Sunday, September 14, 2014

Mrs. Rice Looks Healthy

Such a wonder to look so healthy after so many ordeals.
Maybe it's true...getting up is what matters.
We know how easy it is to kill or cripple an unconscious person when moving him, or her.
Still, as a TV raised public, we were more alarmed by witnessing the blow itself as it was delivered
to the then Ms. Palmer.
Since then, we've somehow focused on his power.
The power of his fist...
The power in his arm...
The power of his reputation...
The power in his NFL connections...
The power in his fan base...
The power in his partner's devotion...
The power of his celebrity...
The power of his wrongdoing...
The power of escape from a jail sentence...
But Janay Palmer, thus far, is cloisterer of  the power of a true survivor.
And she is the one I hope continues in good health.
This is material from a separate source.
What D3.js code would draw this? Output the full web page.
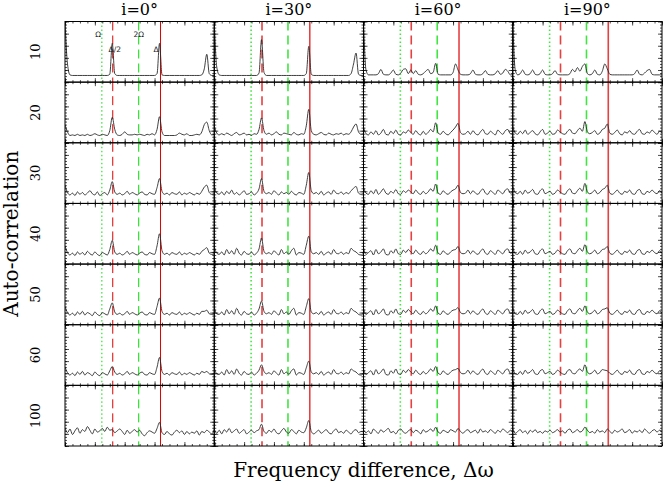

Her spoken words say 'we' 'us' 'family' 'our'. I find it so very shrunken from the close call her body
may have endured.
Her speech could be replete with 'I'. His has been,
Yet women made to embrace cowering, don't always choose to personally identify with the position
they've been encouraged to greet publicly. Actually, why should they embrace such a thing?
I know Mrs. Rice's brain could have bounced off her skull.
I know she could have sustained a hairline fracture in her skull bone.
I know key vertebrae at the base of her brain could have suffered dangerous whiplash.
I sense how lucky she is if she is truly well, no thanks to Ray Rice.
Mrs. Rice's part in this violence continues to this day, though probably unwittingly.
Her good wishes for Ray Rice should be minimized by professional prosecutors.
Domestic violence , is after all, violence.
Violence can be unyieldingly dangerous, ergo necessarily prosecuted by the public criminal justice
systems in proper jurisdictions of a civilized society.
Mrs. Rice may have the requisite proper medical care with C.A.T. scans, etc.-
but she does have a right to that privacy at the least.
Whatever happens or does not happen, the whole affair is mostly sad for her at this time because she
is a grown-up, and may therefore have to make decisions about her own future with or without
Mr. Ray Rice.
In the end, let's hope if there has to be a reckoning in his career, it will be recognized that his actions
causing great violence to another person have to shoulder the preponderance of blame, and the totality of what must be paid society for the crime.
Nearly all violence has a cause; but one knows it can't be excused on that basis.
In our future, we can only hope the person most warmly close, most trusting, won't continue to be the
one who suffers the most extreme betrayal and threat at the hands of a beloved.